American Muslims view


attribution: Unknown

Muslims never condemn jihadi terrorism, right? Wrong.
Among many other lies, the right wing loves to claim that Muslims don't speak out against violence committed by jihadi terrorists like ISIS. Laura Ingraham recently pulled this shtick: "And it would be nice if more in the Muslim world coming out and condemning what the Islamic State is doing. You're not hearing enough of those voices, if any. I mean, where are those people?" Why do right-wingers do this? Because it allows them to perpetrate the fiction that all Muslims are terrorists, that they are all our enemy. That kind of thinking leads directly to Fox News' Andrea Tantaros recent comments, where, after discussing "the history of Islam," she declared that we should put "a bullet to the head" of "these people." There's no difference between ISIS and Islam, in that mindset.
Slight problem. The right-wingers are wrong. Even before Ingraham's rant, top Muslim religious leaders from around the world had already condemned ISIS' brutal treatment of Christians and other religious groups. And at home, there was this statement about ISIS from our country's largest Muslim civil rights group, the Council on American-Islamic Relations:
American Muslims view the actions of ISIS as un-Islamic and morally repugnant.

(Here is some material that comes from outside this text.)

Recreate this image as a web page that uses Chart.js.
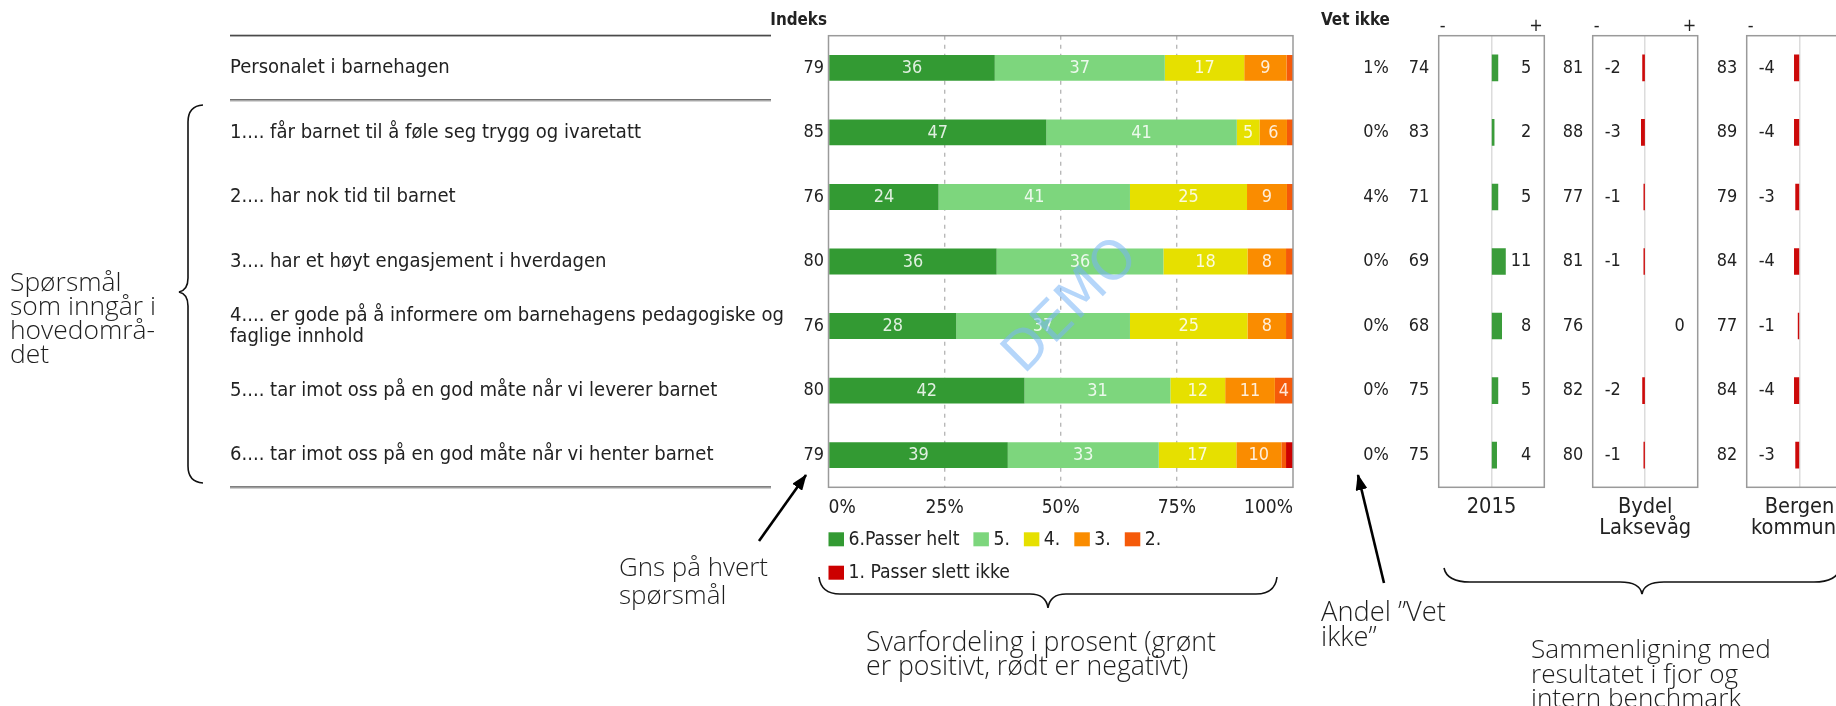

No religion condones the murder of civilians, the beheading of religious scholars or the desecration of houses of worship. We condemn the actions of ISIS and reject its assertion that all Muslims are required to pay allegiance to its leader.
After the vicious beheading by ISIS of American journalist James Foley, the Muslim Council of Britain, the biggest Muslim organization in that country, denounced it:
Not in our Name: British Muslims Condemn the Barbarity of ISIS We are horrified at the abhorrent murder of James Foley, a reporter who initially went to the region to expose the human rights abuses of the Syrian regime. ISIS has murdered this man for no reason at all....ISIS does not speak for Islam.
Let's be clear, violence committed in the name of religion, racial superiority, ideology, or any other form of hatred is evil. Smearing a whole group because of the actions of some who claim membership may not be as evil, but that's an awfully low bar to clear. I hope Laura Ingraham is proud of herself.